A proposed law to govern the activities and monitor funding of Cambodia’s hundreds of non-governmental organizations will also help in the fight against global terrorism, a senior official said Monday.
The proposed “Law on Organizations,” sometimes mistranslated as the “Organic Law,” has been criticized by rights groups and other organizations as an attempt by the government to control them.
But the law will also prevent funding from Islamic extremism to Cambodia’s Muslim communities, said Sak Setha, secretary of state for the Ministry of Interior, which drafted the law.

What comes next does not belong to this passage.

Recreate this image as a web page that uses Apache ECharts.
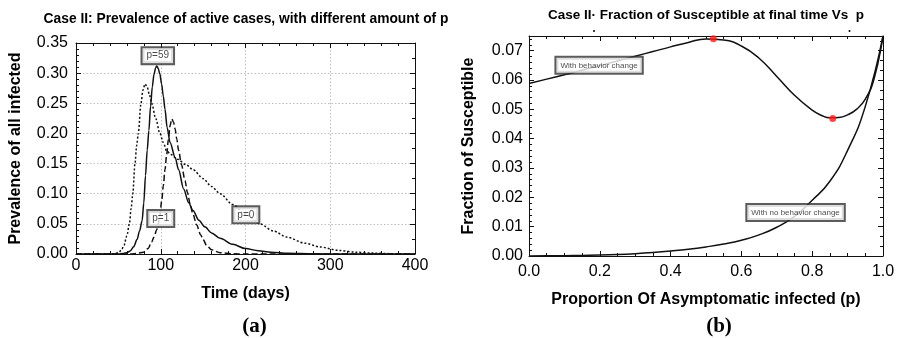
<!DOCTYPE html>
<html>
<head>
<meta charset="utf-8">
<script src="https://cdn.jsdelivr.net/npm/echarts@6/dist/echarts.min.js"></script>
<style>
  html, body { margin: 0; padding: 0; background: #fff; }
  #chart { width: 899px; height: 338px; }
</style>
</head>
<body>
<div id="chart"></div>
<script>
// ---- Panel (a): prevalence of active cases over time ----
const p59Days = [0, 50, 56, 60, 64, 68, 72, 75, 78, 80, 82, 84, 86, 88, 90, 92, 94, 95.3, 97, 99, 101, 103, 105, 107.5, 111, 117, 121, 127, 133, 138, 145, 152, 160, 170, 185, 200, 215, 230, 250, 280, 320, 400];
const p59Prev = [0, 0, 0.001, 0.002, 0.005, 0.012, 0.024, 0.038, 0.055, 0.085, 0.13, 0.172, 0.205, 0.245, 0.277, 0.298, 0.309, 0.312, 0.308, 0.298, 0.282, 0.262, 0.24, 0.21, 0.185, 0.16, 0.14, 0.108, 0.085, 0.072, 0.056, 0.045, 0.035, 0.026, 0.016, 0.009, 0.0055, 0.003, 0.0012, 0.0003, 0, 0];

const p0Days = [0, 45, 51, 54, 56.6, 60, 63, 65, 67, 69.6, 71.6, 73.5, 76.7, 79, 81.4, 84, 86.5, 89.3, 94, 99, 103, 107, 112, 120, 130, 138, 150, 160, 170, 185, 200, 217, 233, 249, 270, 288, 310, 330, 350, 370, 400];
const p0Prev = [0, 0, 0.003, 0.008, 0.0145, 0.03, 0.05, 0.075, 0.10, 0.15, 0.18, 0.20, 0.25, 0.272, 0.282, 0.277, 0.265, 0.25, 0.225, 0.20, 0.185, 0.171, 0.165, 0.157, 0.148, 0.14, 0.125, 0.112, 0.100, 0.082, 0.066, 0.05, 0.038, 0.028, 0.018, 0.0116, 0.006, 0.003, 0.0015, 0.0006, 0];

const p1Days = [0, 65, 72, 79.5, 85, 89.3, 92, 95.2, 97, 99, 101, 103, 105, 107, 109, 111, 113, 115, 117, 119, 121, 124.5, 128.6, 131.5, 134.5, 138, 142.4, 147, 150, 154, 160, 170, 185, 200, 400];
const p1Prev = [0, 0, 0.001, 0.003, 0.009, 0.020, 0.028, 0.040, 0.05, 0.064, 0.087, 0.113, 0.14, 0.165, 0.19, 0.213, 0.224, 0.219, 0.207, 0.19, 0.172, 0.148, 0.122, 0.102, 0.084, 0.066, 0.048, 0.032, 0.024, 0.0145, 0.007, 0.002, 0.0003, 0, 0];

const daysTicks = [0, 100, 200, 300, 400];
const prevTicks = [0, 0.05, 0.10, 0.15, 0.20, 0.25, 0.30, 0.35];

// tag text and where it sits, in (days, prevalence)
const curveTagText = ['p=59', 'p=1', 'p=0'];
const curveTagAt = [[96.5, 0.329], [100, 0.0588], [200.4, 0.065]];

// ---- Panel (b): final susceptible fraction vs proportion asymptomatic ----
const propP = [0, 0.05, 0.1, 0.15, 0.2, 0.25, 0.3, 0.35, 0.4, 0.45, 0.5, 0.55, 0.6, 0.65, 0.7, 0.75, 0.8, 0.825, 0.85, 0.875, 0.9, 0.925, 0.95, 0.975, 1.0];
const suscWithChange = [0.0588, 0.0603, 0.0618, 0.0633, 0.0649, 0.0665, 0.0681, 0.0697, 0.0713, 0.0728, 0.0740, 0.0736, 0.0716, 0.0674, 0.0612, 0.0548, 0.0497, 0.0480, 0.0471, 0.0472, 0.0481, 0.0500, 0.0535, 0.0605, 0.0750];

const propQ = [0, 0.05, 0.1, 0.15, 0.2, 0.25, 0.3, 0.35, 0.4, 0.45, 0.5, 0.55, 0.6, 0.65, 0.7, 0.75, 0.8, 0.85, 0.9, 0.95, 1.0];
const suscNoChange = [0, 0.00005, 0.0001, 0.0002, 0.0003, 0.0005, 0.0008, 0.0012, 0.0017, 0.0023, 0.0031, 0.0041, 0.0054, 0.0072, 0.0098, 0.0135, 0.019, 0.0255, 0.036, 0.051, 0.075];

const extremaP = [0.521, 0.858];
const extremaS = [0.0741, 0.0469];

const bTagText = ['With behavior change', 'With no behavior change'];
const bTagAt = [[0.198, 0.065], [0.753, 0.0148]];

const zip = (xs, ys) => xs.map((x, i) => [x, ys[i]]);

const FONT = 'Liberation Sans, Arial, sans-serif';
const INK = '#111';

function frameAxis(gridIndex, pos, min, max, interval, minorSplit, extra) {
  return Object.assign({
    type: 'value', gridIndex: gridIndex, position: pos,
    min: min, max: max, interval: interval,
    axisLine: { show: true, onZero: false, lineStyle: { color: INK, width: 1 } },
    axisTick: { show: true, inside: true, length: 5, lineStyle: { color: INK } },
    minorTick: { show: true, splitNumber: minorSplit, length: 3, lineStyle: { color: INK } },
    axisLabel: { show: false },
    splitLine: { show: false }
  }, extra || {});
}

const labelStyle = (fmt, margin) => ({
  show: true, fontSize: 16, fontFamily: FONT, color: '#000', margin: margin, formatter: fmt
});
const nameStyle = { fontSize: 16, fontWeight: 'bold', fontFamily: FONT, color: '#000' };
const gridDots = { show: true, lineStyle: { color: '#bdbdbd', type: [1.5, 2], width: 1 } };

const chart = echarts.init(document.getElementById('chart'), null, { renderer: 'canvas' });

const tagLabel = (size, pad) => ({
  show: true, position: 'inside', formatter: p => p.name,
  fontSize: size, fontFamily: FONT, color: '#1a1a1a',
  backgroundColor: '#fff', borderColor: '#333', borderWidth: 2, padding: pad
});

const lineCommon = { showSymbol: false, smooth: 0.3, smoothMonotone: 'x', z: 3 };

chart.setOption({
  animation: false,
  backgroundColor: '#fff',
  grid: [
    { left: 76, top: 43, width: 339, height: 211 },
    { left: 529, top: 36, width: 354, height: 220 }
  ],
  xAxis: [
    frameAxis(0, 'bottom', daysTicks[0], daysTicks[daysTicks.length - 1], 100, 5, {
      axisLabel: labelStyle(v => String(v), 4),
      splitLine: gridDots,
      name: 'Time (days)', nameLocation: 'middle', nameGap: 32, nameTextStyle: nameStyle
    }),
    frameAxis(0, 'top', 0, 400, 100, 5),
    frameAxis(1, 'bottom', 0, 1, 0.2, 4, {
      axisLabel: labelStyle(v => v.toFixed(1), 8),
      name: 'Proportion Of Asymptomatic infected (p)', nameLocation: 'middle', nameGap: 36, nameTextStyle: nameStyle
    }),
    frameAxis(1, 'top', 0, 1, 0.2, 4)
  ],
  yAxis: [
    frameAxis(0, 'left', prevTicks[0], prevTicks[prevTicks.length - 1], 0.05, 5, {
      axisLabel: labelStyle(v => v.toFixed(2), 8),
      splitLine: gridDots,
      name: 'Prevalence of all infected', nameLocation: 'middle', nameGap: 52, nameTextStyle: nameStyle
    }),
    frameAxis(0, 'right', 0, 0.35, 0.05, 2),
    frameAxis(1, 'left', 0, 0.075, 0.01, 5, {
      axisLabel: Object.assign(labelStyle(v => v.toFixed(2), 6), { showMaxLabel: false }),
      name: 'Fraction of Susceptible', nameLocation: 'middle', nameGap: 52, nameTextStyle: nameStyle
    }),
    frameAxis(1, 'right', 0, 0.075, 0.01, 3)
  ],
  series: [
    Object.assign({
      type: 'line', xAxisIndex: 0, yAxisIndex: 0, data: zip(p0Days, p0Prev),
      lineStyle: { color: INK, width: 1.5, type: [2, 2] }
    }, lineCommon),
    Object.assign({
      type: 'line', xAxisIndex: 0, yAxisIndex: 0, data: zip(p1Days, p1Prev),
      lineStyle: { color: INK, width: 1.5, type: [6, 3] }
    }, lineCommon),
    Object.assign({
      type: 'line', xAxisIndex: 0, yAxisIndex: 0, data: zip(p59Days, p59Prev),
      lineStyle: { color: INK, width: 1.5 }
    }, lineCommon),
    {
      type: 'scatter', xAxisIndex: 0, yAxisIndex: 0, symbolSize: 0, z: 10,
      data: curveTagText.map((t, i) => ({ name: t, value: curveTagAt[i] })),
      label: tagLabel(10, [3, 4, 2, 4])
    },
    {
      type: 'line', xAxisIndex: 2, yAxisIndex: 2, data: zip(propP, suscWithChange),
      showSymbol: false, smooth: 0.5, z: 3,
      lineStyle: { color: INK, width: 1.5 }
    },
    {
      type: 'line', xAxisIndex: 2, yAxisIndex: 2, data: zip(propQ, suscNoChange),
      showSymbol: false, smooth: 0.5, z: 3,
      lineStyle: { color: INK, width: 1.5 }
    },
    {
      type: 'scatter', xAxisIndex: 2, yAxisIndex: 2, symbolSize: 7,
      itemStyle: { color: '#ff1a1a' }, z: 5,
      data: zip(extremaP, extremaS)
    },
    {
      type: 'scatter', xAxisIndex: 2, yAxisIndex: 2, symbolSize: 0, z: 10,
      data: bTagText.map((t, i) => ({ name: t, value: bTagAt[i] })),
      label: tagLabel(8, [4, 4, 3, 4])
    }
  ],
  graphic: [
    {
      type: 'text', x: 246, y: 19,
      style: { text: 'Case II: Prevalence of active cases, with different amount of p', fontSize: 13.8, fontWeight: 'bold', fontFamily: FONT, fill: '#000', align: 'center', verticalAlign: 'middle' }
    },
    {
      type: 'text', x: 706, y: 15,
      style: { text: 'Case II\u00b7 Fraction of Susceptible at final time Vs  p', fontSize: 13.5, fontWeight: 'bold', fontFamily: FONT, fill: '#000', align: 'center', verticalAlign: 'middle' }
    },
    { type: 'circle', shape: { cx: 594, cy: 31, r: 1 }, style: { fill: '#000' } },
    { type: 'circle', shape: { cx: 849.5, cy: 31, r: 1 }, style: { fill: '#000' } },
    {
      type: 'text', x: 254.5, y: 327,
      style: { text: '(a)', fontSize: 21, fontWeight: 'bold', fontFamily: 'Liberation Serif, Times New Roman, serif', fill: '#000', align: 'center', verticalAlign: 'middle' }
    },
    {
      type: 'text', x: 719, y: 327,
      style: { text: '(b)', fontSize: 21, fontWeight: 'bold', fontFamily: 'Liberation Serif, Times New Roman, serif', fill: '#000', align: 'center', verticalAlign: 'middle' }
    }
  ]
});
</script>
</body>
</html>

“We focus on international terrorist organizations, not assistance from countries,” he said, as a guest on “Hello VOA.” “I believe that assistance from any country, if it’s proper by this law, will not be impacted.”

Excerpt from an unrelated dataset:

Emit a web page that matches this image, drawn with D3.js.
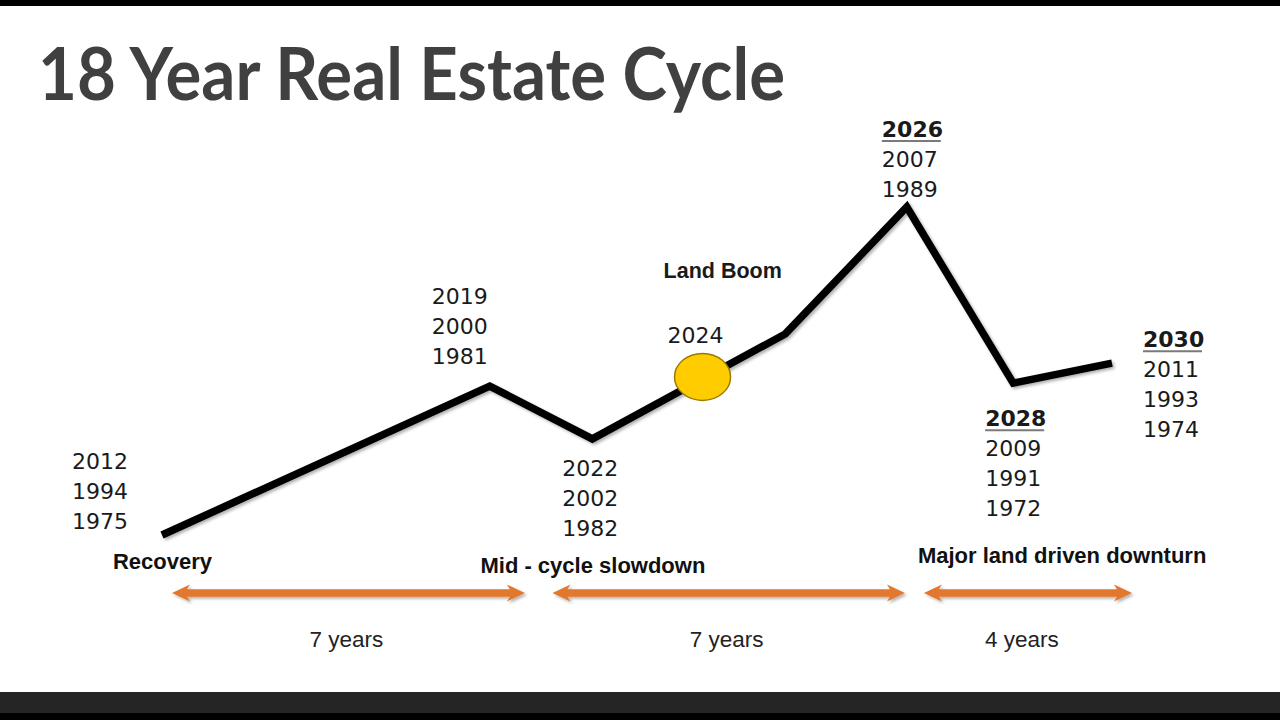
<!DOCTYPE html>
<html>
<head>
<meta charset="utf-8">
<script src="https://cdn.jsdelivr.net/npm/d3@7"></script>
<style>
  html, body { margin: 0; padding: 0; background: #fff; }
  svg { display: block; }
</style>
</head>
<body>
<div id="chart"></div>
<script>
// Cycle turning points: position along the cycle (0-100) and market level (0-100)
const stageX = [0, 34.5, 45.3, 65.6, 78.4, 89.6, 100];
const level = [0, 45.4, 29.3, 61.3, 100, 46.3, 52.4];

// Years that fell on each turning point (empty = no label)
const yearGroups = [
  ["2012", "1994", "1975"],
  ["2019", "2000", "1981"],
  ["2022", "2002", "1982"],
  [],
  ["2026", "2007", "1989"],
  ["2028", "2009", "1991", "1972"],
  ["2030", "2011", "1993", "1974"]
];
const headlineIdx = [4, 5, 6]; // first year shown bold + underlined

// Where we are now
const markerStage = 56.9;
const markerLevel = 48.2;
const markerYear = "2024";
const markerTitle = "Land Boom";

// Phases of the cycle
const phases = ["Recovery", "Mid - cycle slowdown", "Major land driven downturn"];
const phaseSpans = [[1.05, 38.2], [41.1, 78.2], [80.2, 102.1]];
const phaseLengths = ["7 years", "7 years", "4 years"];

const W = 1280, H = 720;

const svg = d3.select("#chart").append("svg")
  .attr("width", W)
  .attr("height", H);

const defs = svg.append("defs");
defs.append("filter").attr("id", "shadow")
  .attr("x", "-10%").attr("y", "-10%").attr("width", "120%").attr("height", "130%")
  .append("feDropShadow")
  .attr("dx", 2).attr("dy", 2).attr("stdDeviation", 1.5)
  .attr("flood-color", "#000").attr("flood-opacity", 0.3);

// Frame bars
svg.append("rect").attr("x", 0).attr("y", 0).attr("width", W).attr("height", 6).attr("fill", "#000");
svg.append("rect").attr("x", 0).attr("y", 692).attr("width", W).attr("height", 21).attr("fill", "#252525");
svg.append("rect").attr("x", 0).attr("y", 713).attr("width", W).attr("height", 7).attr("fill", "#000");

// Title
svg.append("text")
  .attr("x", 38)
  .attr("y", 100)
  .attr("textLength", 747)
  .attr("lengthAdjust", "spacingAndGlyphs")
  .style("font-family", "Lato, 'Open Sans', sans-serif")
  .style("font-weight", "bold")
  .style("font-size", "72px")
  .style("fill", "#404040")
  .text("18 Year Real Estate Cycle");

// Scales
const x = d3.scaleLinear().domain([0, 100]).range([162, 1112]);
const y = d3.scaleLinear().domain([0, 100]).range([535, 207]);

const points = stageX.map((s, i) => ({ s, v: level[i], years: yearGroups[i], i }));

// Cycle line
svg.append("path")
  .datum(points)
  .attr("d", d3.line().x(d => x(d.s)).y(d => y(d.v)))
  .attr("fill", "none")
  .attr("stroke", "#000")
  .attr("stroke-width", 7.5)
  .attr("stroke-linejoin", "miter")
  .attr("filter", "url(#shadow)");

// Current position marker
svg.append("ellipse")
  .attr("cx", x(markerStage))
  .attr("cy", y(markerLevel))
  .attr("rx", 28)
  .attr("ry", 23.5)
  .attr("fill", "#FFCC00")
  .attr("stroke", "#9C7A00")
  .attr("stroke-width", 1.5);

const yearFont = "'DejaVu Sans', sans-serif";
const labelFont = "'Liberation Sans', Arial, sans-serif";

svg.append("text")
  .attr("x", x(markerStage) - 35)
  .attr("y", y(markerLevel) - 34)
  .style("font-family", yearFont)
  .style("font-size", "22px")
  .style("fill", "#1a1a1a")
  .text(markerYear);

svg.append("text")
  .attr("x", x(markerStage) - 39)
  .attr("y", y(markerLevel) - 99)
  .style("font-family", labelFont)
  .style("font-weight", "bold")
  .style("font-size", "21.5px")
  .style("fill", "#1a1a1a")
  .text(markerTitle);

// Year labels beside each turning point
const labelOffset = [[-90, -66], [-58, -82], [-30, 37], [0, 0], [-25, -70], [-28, 43], [31, -16]];
const lineGap = 30;

points.filter(d => d.years.length).forEach(d => {
  const [dx, dy] = labelOffset[d.i];
  const g = svg.append("g")
    .attr("transform", `translate(${x(d.s) + dx},${y(d.v) + dy})`);
  const head = headlineIdx.includes(d.i);
  g.selectAll("text")
    .data(d.years)
    .enter()
    .append("text")
    .attr("x", 0)
    .attr("y", (t, j) => j * lineGap)
    .style("font-family", yearFont)
    .style("font-size", "22px")
    .style("font-weight", (t, j) => head && j === 0 ? "bold" : "normal")
    .style("fill", "#1a1a1a")
    .text(t => t);
  if (head) {
    g.append("line")
      .attr("x1", 0).attr("x2", 59)
      .attr("y1", 4).attr("y2", 4)
      .attr("stroke", "#7a7a7a")
      .attr("stroke-width", 2);
  }
});

// Phase arrows
const arrowY = 593;
const headLen = 18, headHalf = 8.5, shaftHalf = 3.8;
function arrowPath(x1, x2) {
  return [
    [x1, arrowY],
    [x1 + headLen, arrowY - headHalf],
    [x1 + headLen - 3, arrowY - shaftHalf],
    [x2 - headLen + 3, arrowY - shaftHalf],
    [x2 - headLen, arrowY - headHalf],
    [x2, arrowY],
    [x2 - headLen, arrowY + headHalf],
    [x2 - headLen + 3, arrowY + shaftHalf],
    [x1 + headLen - 3, arrowY + shaftHalf],
    [x1 + headLen, arrowY + headHalf]
  ].map(p => p.join(",")).join(" ");
}

svg.selectAll(".arrow")
  .data(phaseSpans)
  .enter()
  .append("polygon")
  .attr("class", "arrow")
  .attr("points", d => arrowPath(x(d[0]), x(d[1])))
  .attr("fill", "#E2782F")
  .attr("filter", "url(#shadow)");

// Phase names and durations
const phaseLabelDx = [-59, -72, -6];
const phaseLabelY = [569, 573, 563];

svg.selectAll(".phase")
  .data(phases)
  .enter()
  .append("text")
  .attr("class", "phase")
  .attr("x", (d, i) => x(phaseSpans[i][0]) + phaseLabelDx[i])
  .attr("y", (d, i) => phaseLabelY[i])
  .style("font-family", labelFont)
  .style("font-weight", "bold")
  .style("font-size", "22px")
  .style("fill", "#111")
  .text(d => d);

svg.selectAll(".dur")
  .data(phaseLengths)
  .enter()
  .append("text")
  .attr("class", "dur")
  .attr("x", (d, i) => (x(phaseSpans[i][0]) + x(phaseSpans[i][1])) / 2 - (i === 2 ? 6 : 2))
  .attr("y", 647)
  .attr("text-anchor", "middle")
  .style("font-family", labelFont)
  .style("font-size", "22.5px")
  .style("fill", "#222")
  .text(d => d);
</script>
</body>
</html>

Sak Setha pointed to Muslim organization Um Alkura, which was linked to the terrorist group Jemaah Islamiyah and closed by the government in 2006, as evidence that extremist funding was finding its way to Cambodia.
Many of Cambodia’s Muslim communities receive funding from Muslim patrons from the Middle East.
Meanwhile, Tieng Saphorn, a project manager for the NGO Star Kampuchea, welcomed the law.
“NGOs are partners of the government, and we have never committed any wrongdoing,” he said, also as “Hello VOA” guest.
“The law is in the interest of NGOs,” Sak Setha said, dismissing concerns from groups that the law would adversely affect them.
When the new law is passed, many of the country’s more than 2,000 NGOs will have to reapply and fill out additional documentation, he said.